Still. . .I’m tempted.

Of course, you could do this much easier with an eBook, just serving up randomly selected files from a pool. Still, as Nick Mamatas pointed out on a recent SF Signal mind-Meld, eBooks are overpriced currently ($10 for a file I don’t even actually own, but only ‘license’? Jebus save us) and many are encumbered with DRM. So eBooks currently=Fail. Plus also too, doing this sort of thing with actual printed copies is so much more grand and epic. People could spend years trying to collect ’em all! And then think of the translations!

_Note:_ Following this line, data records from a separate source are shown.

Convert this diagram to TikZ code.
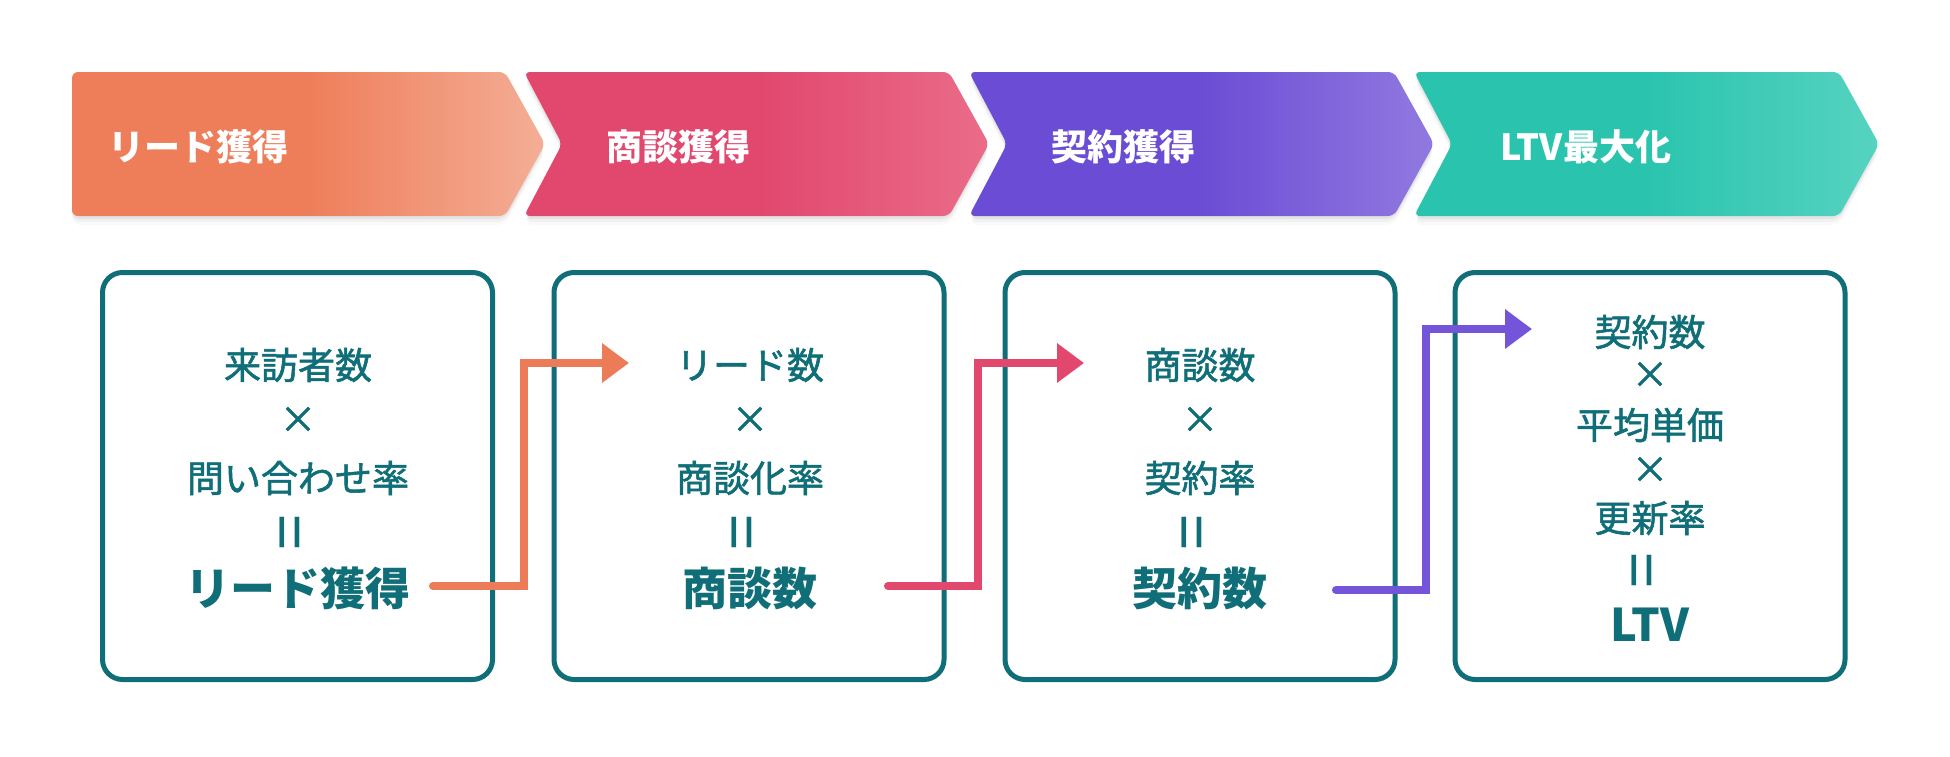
\documentclass[tikz,border=0pt]{standalone}
\usepackage{fontspec}
\usepackage{graphicx}
\newfontfamily\jp{Noto Sans CJK JP}
\newfontfamily\jpm[FakeBold=1.5]{Noto Sans CJK JP}
\usetikzlibrary{arrows.meta,calc}
\definecolor{tealdk}{HTML}{0F6E78}
\definecolor{orA}{HTML}{EE7E5A}
\definecolor{orB}{HTML}{F4AE96}
\definecolor{pkA}{HTML}{E2476E}
\definecolor{pkB}{HTML}{EA6C89}
\definecolor{puA}{HTML}{6B4DD5}
\definecolor{puB}{HTML}{9179E0}
\definecolor{tlA}{HTML}{2AC4AE}
\definecolor{tlB}{HTML}{56D3C1}
\definecolor{orL}{HTML}{EC7C58}
\definecolor{pkL}{HTML}{E2486E}
\definecolor{puL}{HTML}{7455D9}
\newcommand\chevpath[1]{(#1,72) -- (#1+425,72) -- (#1+465,144) -- (#1+425,216) -- (#1,216) -- (#1+38,144) -- cycle}
\newcommand\firstchev{(72,72) -- (505,72) -- (545,144) -- (505,216) -- (72,216) -- cycle}
\newcommand\veq{\scalebox{1}[1.6]{＝}}
\begin{document}
\begin{tikzpicture}[x=1pt,y=-1pt,
  chev/.style={rounded corners=6pt},
  shad/.style={rounded corners=8pt, fill=black},
  box/.style={draw=tealdk, line width=5pt, rounded corners=20pt, minimum width=390pt, minimum height=407pt, inner sep=0pt},
  reg/.style={text=tealdk, font=\jpm\fontsize{37}{42}\selectfont, inner sep=0pt},
  eqs/.style={text=tealdk, font=\jp\fontsize{42}{46}\selectfont, inner sep=0pt, rotate=90},
  big/.style={text=tealdk, font=\jp\bfseries\fontsize{45}{50}\selectfont, inner sep=0pt},
  lab/.style={text=white, font=\jp\bfseries\fontsize{36}{40}\selectfont, anchor=west, inner sep=0pt},
  flow/.style={line width=8pt, line cap=round, -{Triangle[length=27pt,width=38pt]}}
]
\useasboundingbox (0,0) rectangle (1950,756);
\fill[white] (0,0) rectangle (1950,756);

% shadows of the chevrons
\foreach \dy/\op in {3/0.05, 6/0.035, 9/0.02} {
  \begin{scope}[yshift=-\dy pt, opacity=\op]
    \fill[shad] \firstchev;
    \fill[shad] \chevpath{524};
    \fill[shad] \chevpath{969};
    \fill[shad] \chevpath{1414};
  \end{scope}
}

% chevrons
\shade[chev, left color=orA, right color=orB, middle color=orA] \firstchev;
\shade[chev, left color=pkA, right color=pkB, middle color=pkA] \chevpath{524};
\shade[chev, left color=puA, right color=puB, middle color=puA] \chevpath{969};
\shade[chev, left color=tlA, right color=tlB, middle color=tlA] \chevpath{1414};

\node[lab] (h1) at (108,147) {リード獲得};
\node[lab] (h2) at (606,147) {商談獲得};
\node[lab] (h3) at (1051,147) {契約獲得};
\node[lab] (h4) at (1500,147) {LTV最大化};

% boxes
\node[box] (b1) at (297.5,476) {};
\node[box] (b2) at (749,476) {};
\node[box] (b3) at (1200,476) {};
\node[box] (b4) at (1650,476) {};

% box 1
\node[reg] (t11) at (298,365) {来訪者数};
\node[reg] (t12) at (298,420) {×};
\node[reg] (t13) at (298,478) {問い合わせ率};
\node[eqs] (t14) at (298,532) {\veq};
\node[big] (t15) at (298,588) {リード獲得};
% box 2
\node[reg] (t21) at (750,365) {リード数};
\node[reg] (t22) at (750,420) {×};
\node[reg] (t23) at (750,478) {商談化率};
\node[eqs] (t24) at (750,532) {\veq};
\node[big] (t25) at (750,588) {商談数};
% box 3
\node[reg] (t31) at (1200,365) {商談数};
\node[reg] (t32) at (1200,420) {×};
\node[reg] (t33) at (1200,478) {契約率};
\node[eqs] (t34) at (1200,532) {\veq};
\node[big] (t35) at (1200,588) {契約数};
% box 4
\node[reg] (t41) at (1650,332) {契約数};
\node[reg] (t42) at (1650,375) {×};
\node[reg] (t43) at (1650,425) {平均単価};
\node[reg] (t44) at (1650,470) {×};
\node[reg] (t45) at (1650,518) {更新率};
\node[eqs] (t46) at (1650,570) {\veq};
\node[big] (t47) at (1650,625) {LTV};

% connectors
\coordinate (a1s) at (433,586);
\coordinate (a1e) at (629,363);
\coordinate (a2s) at (888,586);
\coordinate (a2e) at (1084,363);
\coordinate (a3s) at (1336,590);
\coordinate (a3e) at (1532,329);
\draw[flow, draw=orL] (a1s) -- (524,586) -- (524,363) -- (a1e);
\draw[flow, draw=pkL] (a2s) -- (978,586) -- (978,363) -- (a2e);
\draw[flow, draw=puL] (a3s) -- (1426,590) -- (1426,329) -- (a3e);
\end{tikzpicture}
\end{document}
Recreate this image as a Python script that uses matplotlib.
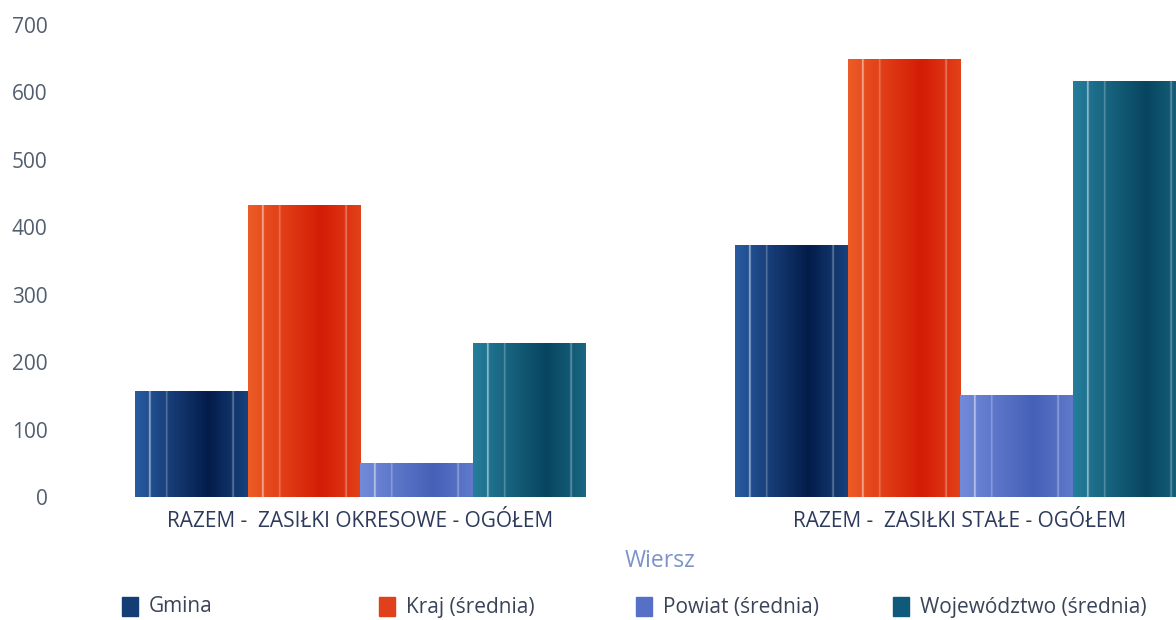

So, next time you’re reading one of my books, you might want to call up a friend and compare some pages. You never know.

Joys of Wikipedia

On the Panel I was part of at NYCC, the subject of research and Wikipedia came up. One author scorned Wikipedia, stating that if you want your research to hold up, you need to go to a better source, like Brittanica or something. Another author sneered a little at this, but more or less I think we all basically agreed: Wikipedia is fun and all, but I wouldn’t construct my legal defense from facts glimpsed on that site.

Today, glorious Slashdot gifts us with False Fact On Wikipedia Proves Itself.

This, friends, is why the future is going to be pretty damned confusing. Can you imagine if we ever do develop time travel? The end of civilization. We’d simply never be able to keep track of anything any more.